What has changed in the few days since Farage announced, apparently definitively, that he would not be standing in the election? The Niglet says that his head has been turned by the millions (we’re pretty sure he said ‘millions’) of people who are desperate for him to get up on his hind legs and be their hero. No, no, he said to them, repeatedly, but eventually they wore him down. This shtick was old when penny-farthings roamed the streets. Hell, it was old when the upper crust drove horse-drawn chariots. Think of Shakespeare’s Julius Caesar turning down the Roman crown for effect.

As far as we can see, nothing has happened but Farage publicly issuing a ‘Make me an offer’ plea to the Tory leader, and Richie Richboy (with uncharacteristic audacity) telling him where to stick it. Farage has lost face, and this is his riposte. ‘Take that, Skinnylegs!’ he is saying. ‘Defend Clacton from me, if you can.’ We doubt if it is lead item in the outgoing prime minister’s catalogue of worries.

Interestingly, Farage took the opportunity of the press conference to declare himself Reform’s party leader for the next five years. Because it isn’t really a party in the normal sense. The members have no say in who the leader is. They get no vote because there is no election. And that’s because they aren’t really members, just subscribers. Farage would need to have cleared it with sugar-daddy Tice, but that’s about it.
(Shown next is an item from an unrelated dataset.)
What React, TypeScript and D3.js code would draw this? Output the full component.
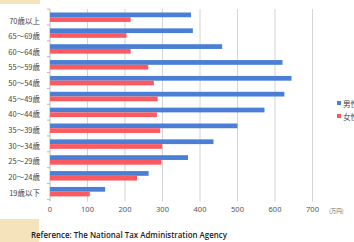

Delusionally, Farage seemed to claim that this makes him Leader of the Opposition, on the basis that Starmer has already wrapped up the election, and the Tories are no more fit to be the opposition than they were to be the government.

And he says that there’s nothing to distinguish Labour from the Conservatives. Only he is different. Well, we’ll see after the election, but the inevitable post-disaster ousting of Sunak will make it more a case of working out which of the new Conservative leader and Farage is Tweedledum and which Tweedledee.

If he’s going to play on that ‘two cheeks of the same arse’ analogy, we doubt if you’ll be able to fit more than a thong strap between Frottage and Cruella.

8 responses on “Farage’s fever fantasy: today Clacton, tomorrow the world

  1. Naseem Dunah

    A serious political commentary does not require name-calling and insult instead of analysis. Best leave it to the grown-ups.

  2. Mark Taha

    Billy Bunter at Butlin’s – I believe originally published in 1961. I have a copy somewhere.

  3. Sonia Gable

    The racial slur is only one meaning of Niglet. It is also a Scottish surname, but here it obviously is a diminutive for Nigel [Farrage].

  4. Martyn Lester

    It is, I would have thought, clearly a portmanteau for ‘Nigel’ and ‘piglet’. But hey, squeal away if you want to.

  5. CAR27

    This undignified article and some comments are below the belt, please withdraw it, thanks. You have let your hatred cloud your judgment.

  6. Biz Miller

    Goodness, the Fuherage faithful really are a thin-skinned lot, going by some of these comments!

    I bet you were similarly upset when the whole of the national right-wing press launched a massive character assasination on Jeremy Corbyn, unbiased lot that you are?